Video by Deep Purple
- Released: November 21, 2005
- Recorded: April 6, 1974
- Genre: Hard rock Heavy metal
- Length: 117:00 (DVD) 85:58, 1974 concert 13:23, Alt camera angles 10:18, Super 8 mm film 7:20, Archive preview
- Label: EMI – Eagle Rock Entertainment
- Producer: Drew Thomson T2 Media Tony Edwards DP (0)

Deep Purple video chronology
| Live in Concert 72/73 (1972) | Live in California 74 (2005) | Rises Over Japan (1975) |

= Live in California 74 =

Live in California 74 is a live DVD of the first California Jam concert performance from Deep Purple released in 2005. It was recorded and aired live by ABC-TV on 6 April 1974 at the Ontario Motor Speedway near Los Angeles, California.
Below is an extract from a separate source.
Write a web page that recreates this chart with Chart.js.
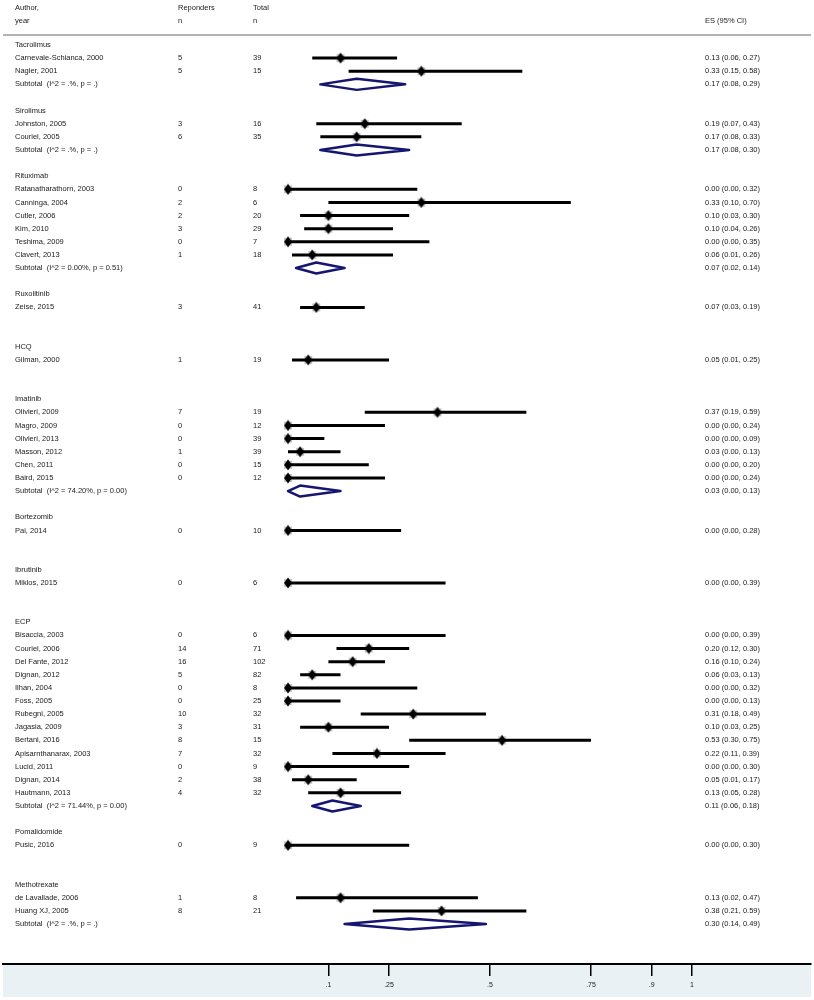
<!DOCTYPE html>
<html>
<head>
<meta charset="utf-8">
<script src="https://cdn.jsdelivr.net/npm/chart.js@4"></script>
<style>
  body { margin: 0; background: #fff; }
  canvas { display: block; }
</style>
</head>
<body>
<canvas id="forest" width="814" height="1000"></canvas>
<script>
// groups
const groupNames = ['Tacrolimus', 'Sirolimus', 'Rituximab', 'Ruxolitinib', 'HCQ', 'Imatinib',
  'Bortezomib', 'Ibrutinib', 'ECP', 'Pomalidomide', 'Methotrexate'];
const subHet = ['(I^2 = .%, p = .)', '(I^2 = .%, p = .)', '(I^2 = 0.00%, p = 0.51)', null, null,
  '(I^2 = 74.20%, p = 0.00)', null, null, '(I^2 = 71.44%, p = 0.00)', null, '(I^2 = .%, p = .)'];
const subES = [0.17, 0.17, 0.07, null, null, 0.03, null, null, 0.11, null, 0.30];
const subLo = [0.08, 0.08, 0.02, null, null, 0.00, null, null, 0.06, null, 0.14];
const subHi = [0.29, 0.30, 0.14, null, null, 0.13, null, null, 0.18, null, 0.49];

// studies
const studyGroup = [0, 0, 1, 1, 2, 2, 2, 2, 2, 2, 3, 4, 5, 5, 5, 5, 5, 5, 6, 7,
  8, 8, 8, 8, 8, 8, 8, 8, 8, 8, 8, 8, 8, 9, 10, 10];
const studyAuthor = ['Carnevale-Schianca, 2000', 'Nagler, 2001',
  'Johnston, 2005', 'Couriel, 2005',
  'Ratanatharathorn, 2003', 'Canninga, 2004', 'Cutler, 2006', 'Kim, 2010', 'Teshima, 2009', 'Clavert, 2013',
  'Zeise, 2015', 'Gilman, 2000',
  'Olivieri, 2009', 'Magro, 2009', 'Olivieri, 2013', 'Masson, 2012', 'Chen, 2011', 'Baird, 2015',
  'Pai, 2014', 'Miklos, 2015',
  'Bisaccia, 2003', 'Couriel, 2006', 'Del Fante, 2012', 'Dignan, 2012', 'Ilhan, 2004', 'Foss, 2005',
  'Rubegni, 2005', 'Jagasia, 2009', 'Bertani, 2016', 'Apisarnthanarax, 2003', 'Lucid, 2011',
  'Dignan, 2014', 'Hautmann, 2013',
  'Pusic, 2016', 'de Lavallade, 2006', 'Huang XJ, 2005'];
const studyResp = [5, 5, 3, 6, 0, 2, 2, 3, 0, 1, 3, 1, 7, 0, 0, 1, 0, 0, 0, 0,
  0, 14, 16, 5, 0, 0, 10, 3, 8, 7, 0, 2, 4, 0, 1, 8];
const studyTotal = [39, 15, 16, 35, 8, 6, 20, 29, 7, 18, 41, 19, 19, 12, 39, 39, 15, 12, 10, 6,
  6, 71, 102, 82, 8, 25, 32, 31, 15, 32, 9, 38, 32, 9, 8, 21];
const studyES = [0.13, 0.33, 0.19, 0.17, 0.00, 0.33, 0.10, 0.10, 0.00, 0.06, 0.07, 0.05,
  0.37, 0.00, 0.00, 0.03, 0.00, 0.00, 0.00, 0.00,
  0.00, 0.20, 0.16, 0.06, 0.00, 0.00, 0.31, 0.10, 0.53, 0.22, 0.00, 0.05, 0.13, 0.00, 0.13, 0.38];
const studyLo = [0.06, 0.15, 0.07, 0.08, 0.00, 0.10, 0.03, 0.04, 0.00, 0.01, 0.03, 0.01,
  0.19, 0.00, 0.00, 0.00, 0.00, 0.00, 0.00, 0.00,
  0.00, 0.12, 0.10, 0.03, 0.00, 0.00, 0.18, 0.03, 0.30, 0.11, 0.00, 0.01, 0.05, 0.00, 0.02, 0.21];
const studyHi = [0.27, 0.58, 0.43, 0.33, 0.32, 0.70, 0.30, 0.26, 0.35, 0.26, 0.19, 0.25,
  0.59, 0.24, 0.09, 0.13, 0.20, 0.24, 0.28, 0.39,
  0.39, 0.30, 0.24, 0.13, 0.32, 0.13, 0.49, 0.25, 0.75, 0.39, 0.30, 0.17, 0.28, 0.30, 0.47, 0.59];

// axis ticks
const tickVals = [0.1, 0.25, 0.5, 0.75, 0.9, 1];
const tickLabels = ['.1', '.25', '.5', '.75', '.9', '1'];

// row layout: header, studies, subtotal line (maybe empty), blank
const groupRow = [], subRow = [], studyRow = [];
let r = 0;
groupNames.forEach((g, gi) => {
  groupRow.push(r); r++;
  studyGroup.forEach((sg, si) => { if (sg === gi) { studyRow[si] = r; r++; } });
  subRow.push(r); r += 2;
});

const fmt = (e, l, h) => e.toFixed(2) + ' (' + l.toFixed(2) + ', ' + h.toFixed(2) + ')';

const ciData = [];
studyES.forEach((e, i) => {
  ciData.push({x: studyLo[i], y: studyRow[i]}, {x: studyHi[i], y: studyRow[i]}, {x: NaN, y: NaN});
});
const pointData = studyES.map((e, i) => ({x: e, y: studyRow[i]}));
const DH = 0.42;
const diamondData = [];
subES.forEach((e, gi) => {
  if (e === null) return;
  const y = subRow[gi];
  diamondData.push({x: subLo[gi], y: y}, {x: e, y: y - DH}, {x: subHi[gi], y: y},
    {x: e, y: y + DH}, {x: subLo[gi], y: y}, {x: e, y: y - DH}, {x: NaN, y: NaN});
});

// diamond marker with faint grey weight box
const marker = document.createElement('canvas');
marker.width = 10; marker.height = 12;
const mctx = marker.getContext('2d');
mctx.fillStyle = '#c8c8c8';
mctx.fillRect(1, 2, 8, 8);
mctx.fillStyle = '#000';
mctx.beginPath();
mctx.moveTo(5, 0.5); mctx.lineTo(9, 6); mctx.lineTo(5, 11.5); mctx.lineTo(1, 6);
mctx.closePath(); mctx.fill();

const FONT = '7.5px "Liberation Sans", Arial, sans-serif';
const TXT = '#1a1a1a';
const COL = [15, 178, 253, 705];

const tablePlugin = {
  id: 'table',
  beforeDraw(chart) {
    const ctx = chart.ctx, xs = chart.scales.x, ys = chart.scales.y;
    ctx.save();
    ctx.fillStyle = '#eaf1f4';
    ctx.fillRect(3, xs.top, 808, xs.bottom - xs.top);
    ctx.strokeStyle = '#b4b4b4';
    ctx.lineWidth = 2;
    const yl = ys.getPixelForValue(-0.76);
    ctx.beginPath(); ctx.moveTo(3, yl); ctx.lineTo(811, yl); ctx.stroke();
    ctx.restore();
  },
  afterDraw(chart) {
    const ctx = chart.ctx, ys = chart.scales.y;
    ctx.save();
    ctx.font = FONT;
    ctx.fillStyle = TXT;
    ctx.textBaseline = 'middle';
    ctx.textAlign = 'left';
    const put = (t, x, row) => ctx.fillText(t, x, ys.getPixelForValue(row));
    put('Author,', COL[0], -2.83); put('year', COL[0], -1.85);
    put('Reponders', COL[1], -2.83); put('n', COL[1], -1.85);
    put('Total', COL[2], -2.83); put('n', COL[2], -1.85);
    put('ES (95% CI)', COL[3], -1.85);
    groupNames.forEach((g, gi) => {
      put(g, COL[0], groupRow[gi]);
      if (subHet[gi] !== null) {
        put('Subtotal  ' + subHet[gi], COL[0], subRow[gi]);
        put(fmt(subES[gi], subLo[gi], subHi[gi]), COL[3], subRow[gi]);
      }
    });
    studyAuthor.forEach((a, i) => {
      put(a, COL[0], studyRow[i]);
      put(String(studyResp[i]), COL[1], studyRow[i]);
      put(String(studyTotal[i]), COL[2], studyRow[i]);
      put(fmt(studyES[i], studyLo[i], studyHi[i]), COL[3], studyRow[i]);
    });
    ctx.restore();
  }
};

new Chart(document.getElementById('forest'), {
  type: 'scatter',
  data: {
    datasets: [
      {
        data: ciData,
        showLine: true,
        spanGaps: false,
        borderColor: '#000',
        borderWidth: 3,
        borderCapStyle: 'butt',
        pointRadius: 0
      },
      {
        data: diamondData,
        showLine: true,
        spanGaps: false,
        borderColor: '#161670',
        borderWidth: 2.5,
        borderJoinStyle: 'round',
        borderCapStyle: 'round',
        pointRadius: 0
      },
      {
        data: pointData,
        pointStyle: marker,
        pointRadius: 5
      }
    ]
  },
  plugins: [tablePlugin],
  options: {
    responsive: false,
    animation: false,
    layout: { autoPadding: false, padding: { left: 3, right: 3, top: 0, bottom: 3 } },
    plugins: {
      legend: { display: false },
      tooltip: { enabled: false }
    },
    scales: {
      x: {
        type: 'linear',
        min: -0.70545,
        max: 1.29455,
        afterBuildTicks: scale => { scale.ticks = tickVals.map(v => ({ value: v })); },
        afterFit: scale => { scale.height = 33; },
        grid: { drawOnChartArea: false, color: '#000', lineWidth: 1.5, tickLength: 12 },
        border: { display: true, color: '#000', width: 2 },
        ticks: {
          autoSkip: false,
          maxRotation: 0,
          padding: 5,
          color: TXT,
          font: { family: '"Liberation Sans", Arial, sans-serif', size: 7 },
          callback: v => tickLabels[tickVals.indexOf(v)]
        }
      },
      y: {
        type: 'linear',
        reverse: true,
        display: false,
        min: -3.43,
        max: 70.046
      }
    }
  }
});
</script>
</body>
</html>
This concert was one of the first ever music concerts issued on videotape and laser disc in 1981 under the title California Jam in Japan and the UK.
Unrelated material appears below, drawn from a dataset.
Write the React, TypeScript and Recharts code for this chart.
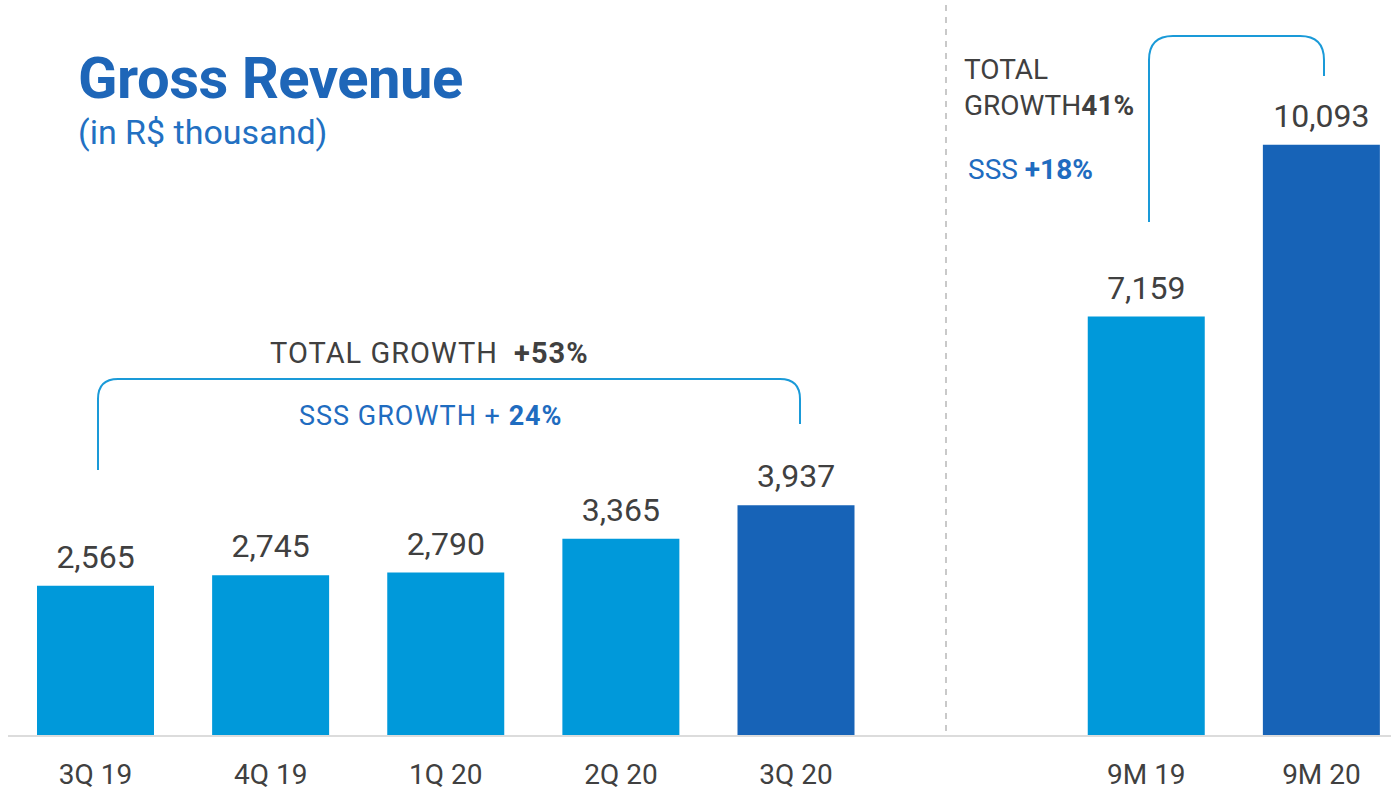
import { Bar, BarChart, Cell, LabelList, XAxis, YAxis } from "recharts";

const CATEGORIES = ["3Q 19", "4Q 19", "1Q 20", "2Q 20", "3Q 20", "", "9M 19", "9M 20"];
const REVENUE = [2565, 2745, 2790, 3365, 3937, null, 7159, 10093];
const HIGHLIGHT = ["3Q 20", "9M 20"];

const LIGHT_BLUE = "#0099da";
const DARK_BLUE = "#1763b7";
const BRACKET = "#1a9ad8";
const TEXT_DARK = "#404040";
const TEXT_BLUE = "#1f6cc0";
const FONT = "Roboto, 'Noto Sans', sans-serif";

const data = CATEGORIES.map((label, i) => ({ label, value: REVENUE[i] }));

export default function App() {
  return (
    <div style={{ position: "fixed", left: 0, top: 0, width: 1391, height: 792, fontFamily: FONT, background: "#fff" }}>
      <div style={{ position: "absolute", left: 8, top: 8, width: 1383, height: 784, overflow: "hidden" }}>
        <BarChart width={1401} height={784} data={data} margin={{ top: 25, right: 0, bottom: 0, left: 0 }}>
          <XAxis
            dataKey="label"
            height={56}
            tickLine={false}
            tickMargin={22}
            axisLine={{ stroke: "#dcdcdc", strokeWidth: 2 }}
            interval={0}
            tick={{ fill: TEXT_DARK, fontSize: 28, fontFamily: FONT }}
          />
          <YAxis hide domain={[0, 12000]} />
          <Bar dataKey="value" barSize={117} isAnimationActive={false}>
            {data.map((entry) => (
              <Cell key={entry.label || "gap"} fill={HIGHLIGHT.includes(entry.label) ? DARK_BLUE : LIGHT_BLUE} />
            ))}
            <LabelList
              dataKey="value"
              position="top"
              offset={18}
              formatter={(v: number) => (v == null ? "" : v.toLocaleString("en-US"))}
              fill={TEXT_DARK}
              fontSize={32}
              fontFamily={FONT}
            />
          </Bar>
        </BarChart>
      </div>

      <svg width={1391} height={792} style={{ position: "absolute", left: 0, top: 0, pointerEvents: "none" }}>
        <line x1={946} y1={5} x2={946} y2={735} stroke="#b8b8b8" strokeWidth={1.5} strokeDasharray="6 6" />

        <path d="M98 470 V399 Q98 379 118 379 H780 Q800 379 800 399 V424" fill="none" stroke={BRACKET} strokeWidth={2} />
        <path d="M1149 222 V60 Q1149 36 1173 36 H1300 Q1324 36 1324 60 V76" fill="none" stroke={BRACKET} strokeWidth={2} />

        <text x={270} y={363} fontSize={29} letterSpacing={1} fill={TEXT_DARK} fontFamily={FONT}>
          TOTAL GROWTH <tspan dx={8} fontWeight={700}>+53%</tspan>
        </text>
        <text x={299} y={425} fontSize={27} letterSpacing={1} fill={TEXT_BLUE} fontFamily={FONT}>
          SSS GROWTH + <tspan fontWeight={700}>24%</tspan>
        </text>

        <text x={964} y={79} fontSize={28} fill={TEXT_DARK} fontFamily={FONT}>TOTAL</text>
        <text x={964} y={115} fontSize={28} fill={TEXT_DARK} fontFamily={FONT}>
          GROWTH<tspan fontWeight={700}>41%</tspan>
        </text>
        <text x={968} y={179} fontSize={28} fill={TEXT_BLUE} fontFamily={FONT}>
          SSS <tspan fontWeight={700}>+18%</tspan>
        </text>
      </svg>

      <div style={{ position: "absolute", left: 78, top: 48, color: "#1e66b8", fontWeight: 700, fontSize: 58, lineHeight: "60px", letterSpacing: -0.5 }}>
        Gross Revenue
      </div>
      <div style={{ position: "absolute", left: 78, top: 112, color: "#2270c2", fontSize: 34, lineHeight: "40px" }}>
        (in R$ thousand)
      </div>
    </div>
  );
}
This is the first official release on DVD of the complete concert. "Lay Down, Stay Down" was not included on the original video release. The camera angles are also different from the original 1981 release, from which two songs are provided as bonus items.
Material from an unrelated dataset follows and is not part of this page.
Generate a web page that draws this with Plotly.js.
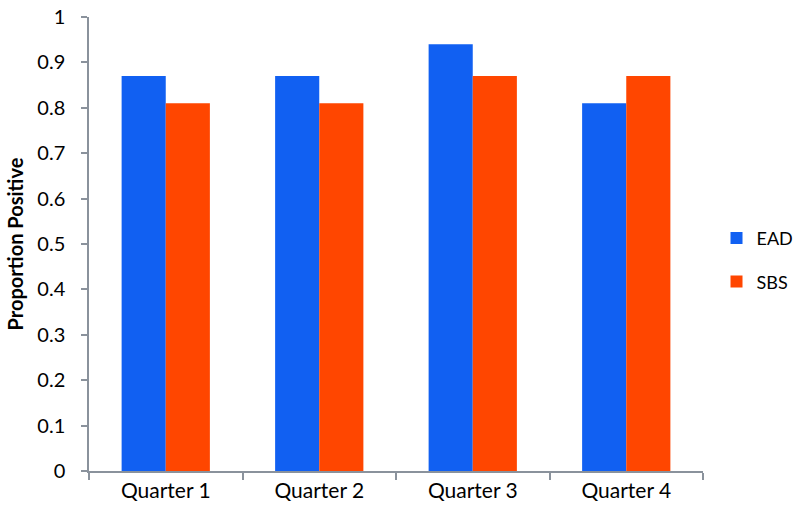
<!DOCTYPE html>
<html><head><meta charset="utf-8">
<script src="https://cdn.plot.ly/plotly-3.0.1.min.js"></script>
<style>html,body{margin:0;padding:0;background:#fff}#c{width:800px;height:514px}</style>
</head><body><div id="c"></div>
<script>
const categories = ["Quarter 1", "Quarter 2", "Quarter 3", "Quarter 4"];
const eadValues = [0.87, 0.87, 0.94, 0.81];
const sbsValues = [0.81, 0.81, 0.87, 0.87];
const yTicks = [0, 0.1, 0.2, 0.3, 0.4, 0.5, 0.6, 0.7, 0.8, 0.9, 1];
const yTickText = ["0", "0.1", "0.2", "0.3", "0.4", "0.5", "0.6", "0.7", "0.8", "0.9", "1"];

const font = "Lato, 'Open Sans', sans-serif";
const data = [
  {type: "bar", name: "EAD", x: categories, y: eadValues, marker: {color: "#1160F2"}, legendgroup: "a"},
  {type: "bar", name: "SBS", x: categories, y: sbsValues, marker: {color: "#FF4600"}, legendgroup: "b"}
];
const layout = {
  width: 800, height: 514,
  margin: {l: 89, r: 97, t: 17, b: 43, autoexpand: false},
  paper_bgcolor: "#fff", plot_bgcolor: "#fff",
  font: {family: font, size: 20, color: "#000"},
  barmode: "group", bargap: 0.425, bargroupgap: 0,
  showlegend: true,
  legend: {x: 1.022, xanchor: "left", y: 0.465, yanchor: "middle", traceorder: "grouped", tracegroupgap: 17, font: {size: 18, family: font}},
  xaxis: {
    type: "category", showline: true, linecolor: "#8a929c", linewidth: 1.5,
    ticks: "outside", tickson: "boundaries", ticklen: 7, tickcolor: "#8a929c", tickwidth: 1.5,
    showgrid: false, zeroline: false, tickfont: {size: 21}
  },
  yaxis: {
    range: [0, 1], tickvals: yTicks, ticktext: yTickText,
    showline: true, linecolor: "#8a929c", linewidth: 1.5,
    ticks: "outside", ticklen: 6, tickcolor: "#8a929c", tickwidth: 1.5,
    ticklabelstandoff: 12,
    showgrid: false, zeroline: false, tickfont: {size: 20},
    title: {text: "<b>Proportion Positive</b>", font: {size: 20}, standoff: 8}
  }
};
Plotly.newPlot("c", data, layout, {displayModeBar: false});
</script></body></html>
The first four songs are from the newly released album Burn. Other songs are
from the Made in Japan setlist. "Smoke on the Water", "Space Truckin'" and also "Lazy" and "The Mule", which are played as intro and outro during "You Fool No One".

Deep Purple continued to perform concerts worldwide, including an appearance at the 1974 'California Jam', a televised concert festival that also included many other prominent bands. At the moment Deep Purple were due to appear, Ritchie Blackmore locked himself in his dressing room and refused to go onstage. Previous performers had finished early, and it was still not sunset, the time at which the band had originally been scheduled to start. Blackmore felt this would dull the effect of the band's light show. After ABC brought in a sheriff to arrest him, Blackmore agreed to perform. At the culmination of the performance, he destroyed several of his guitars and threw one of his amplifier stacks off the edge of the stage. He also struck one of the ABC cameras five times with a guitar and, in recorded footage, can be seen arranging for his road crew to set off a pyrotechnic device in one of his amplifiers, creating a large fireball that was quickly extinguished. The band quickly exited the venue by helicopter, avoiding fire marshals, police officers and ABC executives.

==Track listing==
1. "Intro" - 1:27
2. "Burn" (Ritchie Blackmore, Jon Lord, Ian Paice, David Coverdale) - 7:30
3. "Might Just Take Your Life" (Blackmore, Lord, Paice, Coverdale) - 5:54
4. "Lay Down, Stay Down" (Blackmore, Lord, Paice, Coverdale) - 5:11
5. "Mistreated" (Blackmore, Coverdale) - 12:12
6. "Smoke on the Water" (Blackmore, Ian Gillan, Roger Glover, Lord, Paice) - 8:54
7. "You Fool No One" (Blackmore, Lord, Paice, Coverdale) - 19:07
8. "Space Truckin' " (Blackmore, Gillan, Glover, Lord, Paice) - 25:39

===Bonus tracks===
1. "Burn" - 8:21
2. "Might Just Take Your Life" - 5:02

===Archive preview===
Live in Concert 72/73
1. "Highway Star" (Blackmore, Gillan, Glover, Lord, Paice) - 7:27

==Personnel==
- Deep Purple
- Ritchie Blackmore: guitars
- David Coverdale: lead vocals
- Glenn Hughes: bass, vocals
- Jon Lord: organ, keyboards
- Ian Paice: drums

== Accolades ==

| Publication | Country | Accolade | Year | Rank |
|---|---|---|---|---|
| Classic Rock | United Kingdom | "Classic Rock DVD of the Year 2005" | 2006 | 10 |

(*) designates unordered lists.

== Certifications ==

| Region | Certification | Certified units/sales |
| Argentina (CAPIF) | Gold | 4,000^{^} |
| France (SNEP) | Gold | 10,000^{*} |
^{*} Sales figures based on certification alone. ^{^} Shipments figures based on certification alone.